Spaccati veneziani

Non è comune, per la gente normale, visitare Venezia più di una volta nella vita; lo è per i fortunati che vi abitano vicino. A chiunque voglia evitare percorsi canonici in mezzo alla folla di giapponesi, spagnoli e americani, infestanti come la menta, consiglio, una volta tanto, di lasciare ad altri occhi Rialto, piazza San Marco e Accademia e di avventurarsi nelle più silenziose calli del sestiere Castello, fino alle porte di Palazzo Querini Stampalia.
E' noto come Venezia sia un museo a cielo aperto; un palazzo del genere, in un luogo leggendario, passa quasi inosservato. Qualsiasi altra città lo citerebbe tra i monumenti più importanti: la famiglia Querini era tra le più antiche e ricche di storia tra quelle veneziane. Gli occhi dei primi hanno visto nascere la Serenissima stessa; le mani dell'ultimo hanno donato all'umanità l'immenso tesoro artistico accumulato durante secoli di storia.
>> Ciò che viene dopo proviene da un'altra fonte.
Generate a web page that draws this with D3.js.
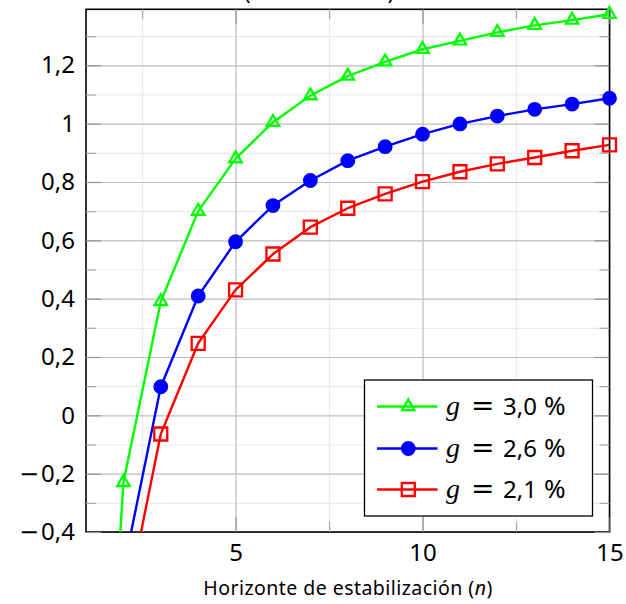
<!DOCTYPE html>
<html>
<head>
<meta charset="utf-8">
<script src="https://cdn.jsdelivr.net/npm/d3@7"></script>
<style>
  body { margin: 0; background: #fff; }
  text { font-family: "Noto Sans", sans-serif; fill: #000; }
</style>
</head>
<body>
<div id="js-canvas"></div>
<script>
"use strict";

// Horizon n (x axis).
const horizons = [1, 2, 3, 4, 5, 6, 7, 8, 9, 10, 11, 12, 13, 14, 15];

// One value per horizon, for each growth rate g.
const g30 = [-2.30, -0.23, 0.39, 0.70, 0.88, 1.005, 1.096, 1.163, 1.212, 1.255, 1.284, 1.313, 1.337, 1.355, 1.375];
const g26 = [-2.90, -0.53, 0.098, 0.409, 0.595, 0.719, 0.805, 0.873, 0.921, 0.964, 0.999, 1.026, 1.049, 1.067, 1.087];
const g21 = [-3.30, -0.70, -0.064, 0.247, 0.430, 0.553, 0.645, 0.710, 0.759, 0.801, 0.835, 0.862, 0.884, 0.907, 0.927];

const seriesNames = ["3,0", "2,6", "2,1"];
const seriesColors = ["#00ff00", "#0000ff", "#ff0000"];
const seriesMarks = ["triangle", "circle", "square"];

const xMajorTicks = [5, 10, 15];
const xMinorTicks = [2.5, 7.5, 12.5];
const yMajorTicks = [-0.4, -0.2, 0, 0.2, 0.4, 0.6, 0.8, 1, 1.2];
const yMinorTicks = [-0.3, -0.1, 0.1, 0.3, 0.5, 0.7, 0.9, 1.1, 1.3];

const xLabel = "Horizonte de estabilización";
const titleLine = "(en % del PIB)";

const width = 626;
const height = 604;
const plot = { left: 86, right: 609.5, top: 9.3, bottom: 532 };

const x = d3.scaleLinear().domain([1, 15]).range([plot.left, plot.right]);
const y = d3.scaleLinear().domain([-0.4, 1.392]).range([plot.bottom, plot.top]);

const locale = d3.formatLocale({
  decimal: ",", thousands: ".", grouping: [3], currency: ["", ""], minus: "\u2212"
});
const fmt = locale.format("~g");

function createCanvas() {
  return d3.select("#js-canvas")
    .append("svg")
      .attr("width", width)
      .attr("height", height);
}

function markPath(kind, r) {
  if (kind === "triangle") {
    const c = r * Math.cos(Math.PI / 6);
    return "M0," + (-r) + "L" + c + "," + (r / 2) + "L" + (-c) + "," + (r / 2) + "Z";
  }
  if (kind === "square") {
    return "M" + (-r) + "," + (-r) + "H" + r + "V" + r + "H" + (-r) + "Z";
  }
  return d3.symbol().type(d3.symbolCircle).size(Math.PI * r * r)();
}

function markSize(i) {
  switch (seriesMarks[i]) {
  case "circle": return 7.4;
  case "triangle": return 7.2;
  default: return 6.5;
  }
}

function styleMark(sel, i) {
  if (seriesMarks[i] === "circle")
    sel.attr("fill", seriesColors[i]).attr("stroke", "none");
  else
    sel.attr("fill", "none").attr("stroke", seriesColors[i]).attr("stroke-width", 2.3);
}

function drawGrid(svg) {
  const h = plot.bottom - plot.top;
  const w = plot.right - plot.left;
  const grids = [
    [d3.axisBottom(x).tickValues(xMinorTicks), "#ebebeb", "x"],
    [d3.axisLeft(y).tickValues(yMinorTicks), "#ebebeb", "y"],
    [d3.axisBottom(x).tickValues(xMajorTicks), "#bdbdbd", "x"],
    [d3.axisLeft(y).tickValues(yMajorTicks), "#bdbdbd", "y"]
  ];
  grids.forEach(function (gr) {
    const g = svg.append("g")
      .attr("transform", gr[2] === "x"
        ? "translate(0," + plot.bottom + ")"
        : "translate(" + plot.left + ",0)")
      .call(gr[0].tickSize(gr[2] === "x" ? -h : -w).tickFormat(""));
    g.select(".domain").remove();
    g.selectAll("line").attr("stroke", gr[1]).attr("stroke-width", 1.2);
  });
}

function drawTicks(svg) {
  const sides = [
    [d3.axisBottom, x, "translate(0," + plot.bottom + ")"],
    [d3.axisTop, x, "translate(0," + plot.top + ")"],
    [d3.axisLeft, y, "translate(" + plot.left + ",0)"],
    [d3.axisRight, y, "translate(" + plot.right + ",0)"]
  ];
  sides.forEach(function (s) {
    const isX = s[1] === x;
    const minor = svg.append("g").attr("transform", s[2])
      .call(s[0](s[1]).tickValues(isX ? xMinorTicks : yMinorTicks)
        .tickSize(-10).tickFormat(""));
    minor.select(".domain").remove();
    minor.selectAll("line").attr("stroke", "#a8a8a8").attr("stroke-width", 1.2);
    const major = svg.append("g").attr("transform", s[2])
      .call(s[0](s[1]).tickValues(isX ? xMajorTicks : yMajorTicks)
        .tickSize(-15).tickFormat(""));
    major.select(".domain").remove();
    major.selectAll("line").attr("stroke", "#949494").attr("stroke-width", 1.2);
  });
}

// TeX-like negative numbers: a wide minus sign with a small gap.
function wideMinus(d) {
  if (d >= 0) return;
  const t = d3.select(this);
  const rest = fmt(d).slice(1);
  t.text(null);
  t.append("tspan").attr("font-family", "'DejaVu Sans', sans-serif").text("\u2212");
  t.append("tspan").attr("dx", 2).text(rest);
}

function drawLabels(svg) {
  const bx = svg.append("g")
    .attr("transform", "translate(0," + plot.bottom + ")")
    .call(d3.axisBottom(x).tickValues(xMajorTicks).tickSize(0).tickPadding(12).tickFormat(fmt));
  bx.select(".domain").remove();
  bx.selectAll("text").attr("font-size", 24).attr("font-family", null);

  const ly = svg.append("g")
    .attr("transform", "translate(" + plot.left + ",0)")
    .call(d3.axisLeft(y).tickValues(yMajorTicks).tickSize(0).tickPadding(11).tickFormat(fmt));
  ly.select(".domain").remove();
  ly.selectAll("text")
    .attr("font-size", 24)
    .attr("font-family", null)
    .each(wideMinus);

  const xl = svg.append("text")
    .attr("x", (plot.left + plot.right) / 2)
    .attr("y", 595)
    .attr("text-anchor", "middle")
    .attr("font-size", 19.5)
    .attr("textLength", 289)
    .attr("lengthAdjust", "spacing");
  xl.append("tspan").text(xLabel + " (");
  xl.append("tspan").attr("font-style", "italic").text("n");
  xl.append("tspan").text(")");

  svg.append("text")
    .attr("x", 244)
    .attr("y", 0)
    .attr("font-size", 22)
    .attr("textLength", 150)
    .attr("lengthAdjust", "spacing")
    .text(titleLine);
}

function drawSeries(svg) {
  const all = [g30, g26, g21];
  svg.append("clipPath").attr("id", "plot-clip")
    .append("rect")
      .attr("x", plot.left).attr("y", plot.top)
      .attr("width", plot.right - plot.left)
      .attr("height", plot.bottom - plot.top);

  const line = d3.line()
    .x(function (d) { return x(d[0]); })
    .y(function (d) { return y(d[1]); });

  all.forEach(function (vals, i) {
    const pts = horizons.map(function (h, k) { return [h, vals[k]]; });
    svg.append("path")
      .datum(pts)
      .attr("clip-path", "url(#plot-clip)")
      .attr("fill", "none")
      .attr("stroke", seriesColors[i])
      .attr("stroke-width", 2.4)
      .attr("stroke-linejoin", "round")
      .attr("d", line);
  });

  all.forEach(function (vals, i) {
    const pts = horizons.map(function (h, k) { return [h, vals[k]]; })
      .filter(function (d) { return d[1] >= y.domain()[0] && d[1] <= y.domain()[1]; });
    svg.append("g")
      .selectAll("path")
      .data(pts)
      .enter()
      .append("path")
        .attr("transform", function (d) { return "translate(" + x(d[0]) + "," + y(d[1]) + ")"; })
        .attr("d", markPath(seriesMarks[i], markSize(i)))
        .call(styleMark, i);
  });
}

function drawFrame(svg) {
  svg.append("rect")
    .attr("x", plot.left).attr("y", plot.top)
    .attr("width", plot.right - plot.left)
    .attr("height", plot.bottom - plot.top)
    .attr("fill", "none")
    .attr("stroke", "#000")
    .attr("stroke-width", 1.6);
}

function drawLegend(svg) {
  const box = { x: 364.5, y: 380, w: 228, h: 136 };
  const lg = svg.append("g");
  lg.append("rect")
    .attr("x", box.x).attr("y", box.y)
    .attr("width", box.w).attr("height", box.h)
    .attr("fill", "#fff")
    .attr("stroke", "#000")
    .attr("stroke-width", 1.3);
  const rowY = [406.5, 448.5, 489.5];
  seriesNames.forEach(function (name, i) {
    const row = lg.append("g").attr("transform", "translate(0," + rowY[i] + ")");
    row.append("line")
      .attr("x1", 377).attr("x2", 437.5)
      .attr("stroke", seriesColors[i]).attr("stroke-width", 2.4);
    row.append("path")
      .attr("transform", "translate(408.3,0)")
      .attr("d", markPath(seriesMarks[i], markSize(i)))
      .call(styleMark, i);
    const t = row.append("text")
      .attr("y", 8)
      .attr("font-size", 24);
    t.append("tspan")
      .attr("x", 446)
      .attr("font-family", "'Liberation Serif', serif")
      .attr("font-style", "italic")
      .attr("font-size", 28)
      .text("g");
    t.append("tspan")
      .attr("x", 471)
      .attr("font-family", "'DejaVu Sans', sans-serif")
      .attr("font-size", 28)
      .text("=");
    t.append("tspan")
      .attr("x", 503)
      .text(name);
    t.append("tspan")
      .attr("x", 544)
      .attr("font-size", 26)
      .text("%");
  });
}

const svg = createCanvas();
drawGrid(svg);
drawFrame(svg);
drawTicks(svg);
drawSeries(svg);
drawLegend(svg);
drawLabels(svg);
</script>
</body>
</html>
Tra i tanti Bellini, Palma (il Vecchio e il Giovane), Tiepolo, Longhi e Ricci (Marco e Sebastiano), mi ha incuriosito più d'altro il ciclo di Gabriel Bella. Il nome non evoca opere indimenticabili; più artigiano che pittore d'elite, il Bella ha dipinto su commissione una settantina abbondante di quadri che indagano una realtà veneziana lanciata verso la propria estinzione (tutti i quadri del ciclo sono databili attorno al penultimo decennio del diciottesimo secolo). Non si studia certo a scuola la vita sociale di un veneziano del periodo; consiglio una sosta prolungata in queste stanze, senza ovviamente trascurare il resto. La grande quantità di feste organizzate nei campi, addirittura a pagamento; la crudeltà di certi giochi con gatti, orsi od oche (sapere che erano diffusi in tutta Europa non allevia il fastidio); la licenziosità vigente, visti i corsi (sfilate) di cortigiane in gondola; l'ironia tutta moderna della visita delle novizie (le spose novelle) alle parenti-zittelle, costrette dall'età avanzata alla clausura in convento, per renderle edotte della felice novità; l'assenza di lutto ai funerali del doge, perché muore l'uomo, non la Signoria; tutto questo inonda Venezia di una luce più vera, togliendole la patina da vetrina che tanti amano guardare superficialmente.